■ WORK TO COMPLETE
Copy out the records in full, word for word, without pictures.
Begin
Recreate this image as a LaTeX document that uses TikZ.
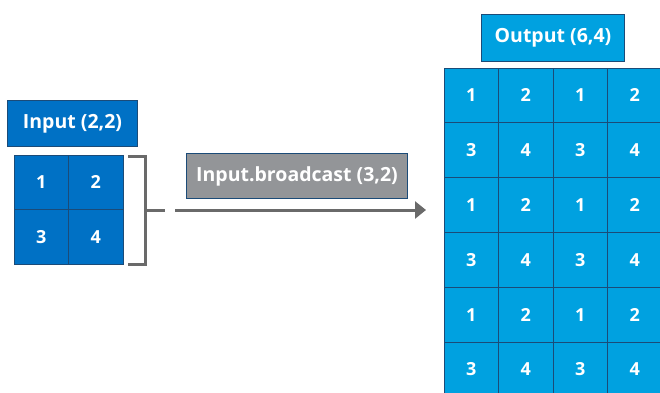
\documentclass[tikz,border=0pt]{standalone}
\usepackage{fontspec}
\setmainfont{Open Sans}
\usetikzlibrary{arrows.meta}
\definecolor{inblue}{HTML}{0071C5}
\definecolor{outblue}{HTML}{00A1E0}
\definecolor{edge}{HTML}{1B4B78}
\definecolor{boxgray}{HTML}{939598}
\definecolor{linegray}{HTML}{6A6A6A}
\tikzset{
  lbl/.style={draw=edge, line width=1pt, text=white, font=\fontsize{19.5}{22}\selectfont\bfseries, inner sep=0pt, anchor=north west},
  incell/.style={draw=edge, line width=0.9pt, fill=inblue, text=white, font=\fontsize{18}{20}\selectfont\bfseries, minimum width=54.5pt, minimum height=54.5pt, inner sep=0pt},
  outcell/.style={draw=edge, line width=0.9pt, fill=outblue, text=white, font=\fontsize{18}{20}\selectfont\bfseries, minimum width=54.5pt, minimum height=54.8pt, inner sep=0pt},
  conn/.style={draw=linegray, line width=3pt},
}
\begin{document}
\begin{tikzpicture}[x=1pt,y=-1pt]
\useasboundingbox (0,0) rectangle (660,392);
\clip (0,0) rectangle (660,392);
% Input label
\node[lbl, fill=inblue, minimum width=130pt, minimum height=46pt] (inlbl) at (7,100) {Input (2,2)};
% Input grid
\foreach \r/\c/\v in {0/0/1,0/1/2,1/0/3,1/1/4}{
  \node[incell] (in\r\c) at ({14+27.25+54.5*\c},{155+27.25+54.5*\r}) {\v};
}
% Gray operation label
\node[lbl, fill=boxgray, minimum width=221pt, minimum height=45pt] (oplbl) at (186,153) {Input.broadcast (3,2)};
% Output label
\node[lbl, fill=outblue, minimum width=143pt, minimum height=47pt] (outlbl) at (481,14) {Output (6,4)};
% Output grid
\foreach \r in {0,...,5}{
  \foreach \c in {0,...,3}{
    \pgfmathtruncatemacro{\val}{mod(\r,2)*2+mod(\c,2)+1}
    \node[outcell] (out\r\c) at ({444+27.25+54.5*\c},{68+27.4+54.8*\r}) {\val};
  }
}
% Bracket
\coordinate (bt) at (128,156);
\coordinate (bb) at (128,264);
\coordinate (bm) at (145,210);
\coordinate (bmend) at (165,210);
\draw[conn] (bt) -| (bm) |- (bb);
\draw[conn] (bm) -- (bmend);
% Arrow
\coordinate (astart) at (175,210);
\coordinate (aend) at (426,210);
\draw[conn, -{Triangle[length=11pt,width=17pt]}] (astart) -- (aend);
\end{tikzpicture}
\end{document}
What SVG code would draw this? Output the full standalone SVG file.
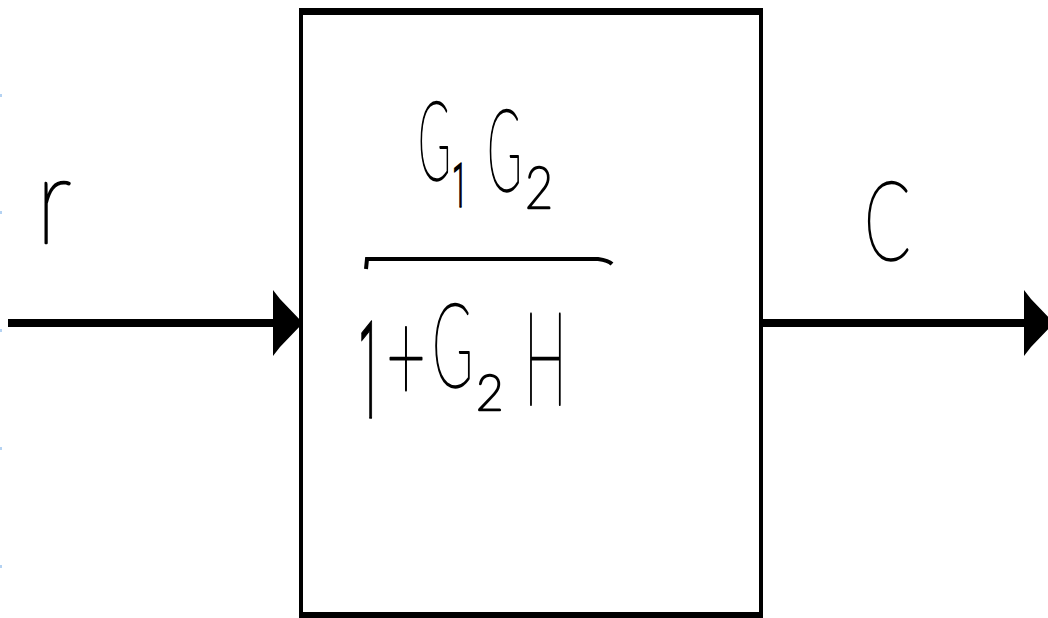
End
■ WORKED SOLUTION
Recreate this image as a LaTeX document that uses TikZ.
\documentclass[tikz,border=0pt]{standalone}
\usepackage{fontspec}
\setmainfont{Open Sans}
\usetikzlibrary{arrows.meta}
\definecolor{inblue}{HTML}{0071C5}
\definecolor{outblue}{HTML}{00A1E0}
\definecolor{edge}{HTML}{1B4B78}
\definecolor{boxgray}{HTML}{939598}
\definecolor{linegray}{HTML}{6A6A6A}
\tikzset{
  lbl/.style={draw=edge, line width=1pt, text=white, font=\fontsize{19.5}{22}\selectfont\bfseries, inner sep=0pt, anchor=north west},
  incell/.style={draw=edge, line width=0.9pt, fill=inblue, text=white, font=\fontsize{18}{20}\selectfont\bfseries, minimum width=54.5pt, minimum height=54.5pt, inner sep=0pt},
  outcell/.style={draw=edge, line width=0.9pt, fill=outblue, text=white, font=\fontsize{18}{20}\selectfont\bfseries, minimum width=54.5pt, minimum height=54.8pt, inner sep=0pt},
  conn/.style={draw=linegray, line width=3pt},
}
\begin{document}
\begin{tikzpicture}[x=1pt,y=-1pt]
\useasboundingbox (0,0) rectangle (660,392);
\clip (0,0) rectangle (660,392);
% Input label
\node[lbl, fill=inblue, minimum width=130pt, minimum height=46pt] (inlbl) at (7,100) {Input (2,2)};
% Input grid
\foreach \r/\c/\v in {0/0/1,0/1/2,1/0/3,1/1/4}{
  \node[incell] (in\r\c) at ({14+27.25+54.5*\c},{155+27.25+54.5*\r}) {\v};
}
% Gray operation label
\node[lbl, fill=boxgray, minimum width=221pt, minimum height=45pt] (oplbl) at (186,153) {Input.broadcast (3,2)};
% Output label
\node[lbl, fill=outblue, minimum width=143pt, minimum height=47pt] (outlbl) at (481,14) {Output (6,4)};
% Output grid
\foreach \r in {0,...,5}{
  \foreach \c in {0,...,3}{
    \pgfmathtruncatemacro{\val}{mod(\r,2)*2+mod(\c,2)+1}
    \node[outcell] (out\r\c) at ({444+27.25+54.5*\c},{68+27.4+54.8*\r}) {\val};
  }
}
% Bracket
\coordinate (bt) at (128,156);
\coordinate (bb) at (128,264);
\coordinate (bm) at (145,210);
\coordinate (bmend) at (165,210);
\draw[conn] (bt) -| (bm) |- (bb);
\draw[conn] (bm) -- (bmend);
% Arrow
\coordinate (astart) at (175,210);
\coordinate (aend) at (426,210);
\draw[conn, -{Triangle[length=11pt,width=17pt]}] (astart) -- (aend);
\end{tikzpicture}
\end{document}
What SVG code would draw this? Output the full standalone SVG file.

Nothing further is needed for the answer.